Description of the task | Everything from the first line of the data below through the line that contains "1.0e-2, 1.0e-1, 1.0e0]" should be written out exactly, please, and nothing more; the pictures stay out.
━━ Data excerpt ━━
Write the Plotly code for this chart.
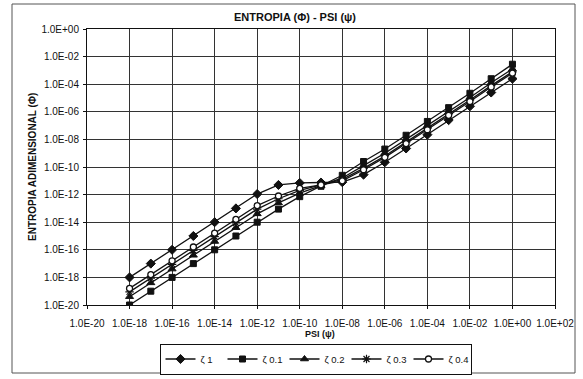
import plotly.graph_objects as go

# PSI (ψ) sample points, one per decade
psi = [1.0e-18, 1.0e-17, 1.0e-16, 1.0e-15, 1.0e-14, 1.0e-13, 1.0e-12, 1.0e-11,
       1.0e-10, 1.0e-9, 1.0e-8, 1.0e-7, 1.0e-6, 1.0e-5, 1.0e-4, 1.0e-3,
       1.0e-2, 1.0e-1, 1.0e0]

# Dimensionless entropy (Φ) for each ζ
phi_z1 = [1.0e-18, 1.0e-17, 1.0e-16, 1.0e-15, 1.0e-14, 1.0e-13, 1.1e-12, 5.0e-12,
          7.0e-12, 7.5e-12, 8.0e-12, 2.8e-11, 2.2e-10, 2.2e-9, 2.2e-8, 2.5e-7,
          2.5e-6, 2.5e-5, 2.5e-4]
phi_z01 = [1.0e-20, 1.0e-19, 1.0e-18, 1.0e-17, 1.0e-16, 1.0e-15, 1.0e-14, 8.9e-14,
           7.1e-13, 4.0e-12, 2.5e-11, 2.5e-10, 2.0e-9, 2.0e-8, 2.0e-7, 2.0e-6,
           2.2e-5, 2.5e-4, 2.8e-3]
phi_z02 = [4.0e-20, 4.0e-19, 4.0e-18, 4.0e-17, 4.0e-16, 4.0e-15, 4.0e-14, 2.5e-13,
           1.26e-12, 4.5e-12, 1.6e-11, 1.26e-10, 1.0e-9, 1.0e-8, 1.0e-7, 1.0e-6,
           1.1e-5, 1.26e-4, 1.26e-3]
phi_z03 = [8.9e-20, 8.9e-19, 8.9e-18, 8.9e-17, 8.9e-16, 8.9e-15, 8.9e-14, 5.0e-13,
           2.0e-12, 5.0e-12, 1.26e-11, 7.9e-11, 6.3e-10, 6.3e-9, 6.3e-8, 7.1e-7,
           7.1e-6, 7.9e-5, 7.9e-4]
phi_z04 = [1.6e-19, 1.6e-18, 1.6e-17, 1.6e-16, 1.6e-15, 1.6e-14, 1.6e-13, 7.9e-13,
           2.8e-12, 5.0e-12, 1.0e-11, 6.3e-11, 5.0e-10, 5.0e-9, 5.0e-8, 5.6e-7,
           5.6e-6, 6.3e-5, 6.3e-4]

series_names = ["ζ 1", "ζ 0.1", "ζ 0.2", "ζ 0.3", "ζ 0.4"]

x_tickvals = [1e-20, 1e-18, 1e-16, 1e-14, 1e-12, 1e-10, 1e-8, 1e-6, 1e-4, 1e-2, 1e0, 1e2]
x_ticktext = ["1.0E-20", "1.0E-18", "1.0E-16", "1.0E-14", "1.0E-12", "1.0E-10",
              "1.0E-08", "1.0E-06", "1.0E-04", "1.0E-02", "1.0E+00", "1.0E+02"]
y_tickvals = [1e-20, 1e-18, 1e-16, 1e-14, 1e-12, 1e-10, 1e-8, 1e-6, 1e-4, 1e-2, 1e0]
y_ticktext = ["1.0E-20", "1.0E-18", "1.0E-16", "1.0E-14", "1.0E-12", "1.0E-10",
              "1.0E-08", "1.0E-06", "1.0E-04", "1.0E-02", "1.0E+00"]

FONT = "Liberation Sans, Arial, sans-serif"
INK = "#111111"

styles = [
    dict(symbol="diamond", size=7, color=INK, line=dict(color=INK, width=1)),
    dict(symbol="square", size=6, color=INK, line=dict(color=INK, width=1)),
    dict(symbol="triangle-up", size=7, color=INK, line=dict(color=INK, width=1)),
    dict(symbol="asterisk-open", size=7, color=INK, line=dict(color=INK, width=1.2)),
    dict(symbol="circle", size=6, color="white", line=dict(color=INK, width=1.3)),
]

fig = go.Figure()
for name, ys, mk in zip(series_names, [phi_z1, phi_z01, phi_z02, phi_z03, phi_z04], styles):
    fig.add_trace(go.Scatter(
        x=psi, y=ys, name=name, mode="lines+markers",
        line=dict(color=INK, width=1.3), marker=mk,
    ))

L, R, T, B = 87, 28, 29, 74
W, H = 583, 379
pw, ph = W - L - R, H - T - B

def px_x(px):
    return (px - L) / pw

def px_y(py):
    return (H - B - py) / ph

axis_common = dict(
    type="log", showgrid=True, gridcolor="#333333", gridwidth=1,
    showline=True, linecolor=INK, linewidth=1, mirror=True,
    ticks="outside", ticklen=3, tickcolor=INK, zeroline=False, automargin=False,
    tickfont=dict(family=FONT, size=10, color=INK),
)

fig.update_layout(
    width=W, height=H, autosize=False,
    margin=dict(l=L, r=R, t=T, b=B, pad=0),
    paper_bgcolor="white", plot_bgcolor="white",
    font=dict(family=FONT, color=INK),
    title=dict(text="<b>ENTROPIA (Φ) - PSI (ψ)</b>", x=295 / W, xref="container",
               xanchor="center", y=1 - 17 / H, yref="container", yanchor="middle",
               font=dict(family=FONT, size=11, color=INK), automargin=False),
    xaxis=dict(axis_common, range=[-20, 2], tickvals=x_tickvals, ticktext=x_ticktext,
               ticklabelstandoff=6),
    yaxis=dict(axis_common, range=[-20, 0], tickvals=y_tickvals, ticktext=y_ticktext,
               ticklabelstandoff=2),
    showlegend=True,
    legend=dict(orientation="h", x=315.5 / W, xref="container", xanchor="center",
                y=1 - 359 / H, yref="container", yanchor="middle",
                bordercolor=INK, borderwidth=1, bgcolor="white",
                font=dict(family=FONT, size=9.5, color=INK),
                itemwidth=30, entrywidth=17, entrywidthmode="pixels",
                tracegroupgap=0, traceorder="normal"),
    annotations=[
        dict(text="<b>ENTROPIA ADIMENSIONAL (Φ)</b>", textangle=-90, xref="paper", yref="paper",
             x=px_x(32), y=px_y(167), xanchor="center", yanchor="middle", showarrow=False,
             font=dict(family=FONT, size=10, color=INK)),
        dict(text="<b>PSI (ψ)</b>", xref="paper", yref="paper",
             x=px_x(320), y=px_y(334), xanchor="center", yanchor="middle", showarrow=False,
             font=dict(family=FONT, size=9, color=INK)),
    ],
    shapes=[
        dict(type="rect", xref="paper", yref="paper",
             x0=px_x(12), x1=px_x(575), y0=px_y(373), y1=px_y(4),
             line=dict(color="#555555", width=1), fillcolor="rgba(0,0,0,0)", layer="below"),
    ],
)

fig.write_html("out.html")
━━━
Full response |
Write the Plotly code for this chart.
import plotly.graph_objects as go

# PSI (ψ) sample points, one per decade
psi = [1.0e-18, 1.0e-17, 1.0e-16, 1.0e-15, 1.0e-14, 1.0e-13, 1.0e-12, 1.0e-11,
       1.0e-10, 1.0e-9, 1.0e-8, 1.0e-7, 1.0e-6, 1.0e-5, 1.0e-4, 1.0e-3,
       1.0e-2, 1.0e-1, 1.0e0]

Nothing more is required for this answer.